通过用户侧数据篡改对耦合电-交通网络的网络攻击

The incorporation of advanced information and communication technologies has exposed the power and transportation sectors to cyberattacks. Despite the great efforts in analyzing cyber vulnerabilities of network-level devices, little attention has been paid to the threats from user-side cyber vulnerability. This paper uncovers the strategic behavior of an attacker who aims to devastate the operation of the interdependent power and transportation networks through user-side data falsifications. Specifically, as most travelers rely on navigation Apps that guide their daily trips, an attacker could intrude into end-user devices and falsify the route and charging station recommendations, so as to manipulate the distribution of traffic and charging flows towards insecure network operations. We model the attack decisions as a set of binary variables, which are then relaxed into continuous variables by introducing complementarity constraints.

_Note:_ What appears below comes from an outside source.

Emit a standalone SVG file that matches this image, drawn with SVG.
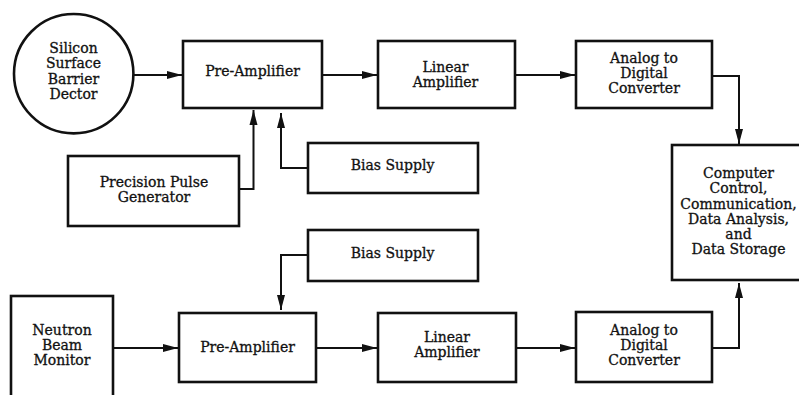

In doing so, the original mixed-integer formulation is recast into a mathematical program with complementarity conditions (MPCC). We then design an enhanced iterative relaxation algorithm that solves the MPCC as a sequence of parameterized nonlinear programming. The enhanced version is equipped with a feedback module that identifies and corrects non-smooth relaxations, which contributes to a smooth convergence towards high-quality solutions. Numerical results corroborate the threat of user-side cyber vulnerability on network operations, and validate the superiority of proposed solution methods.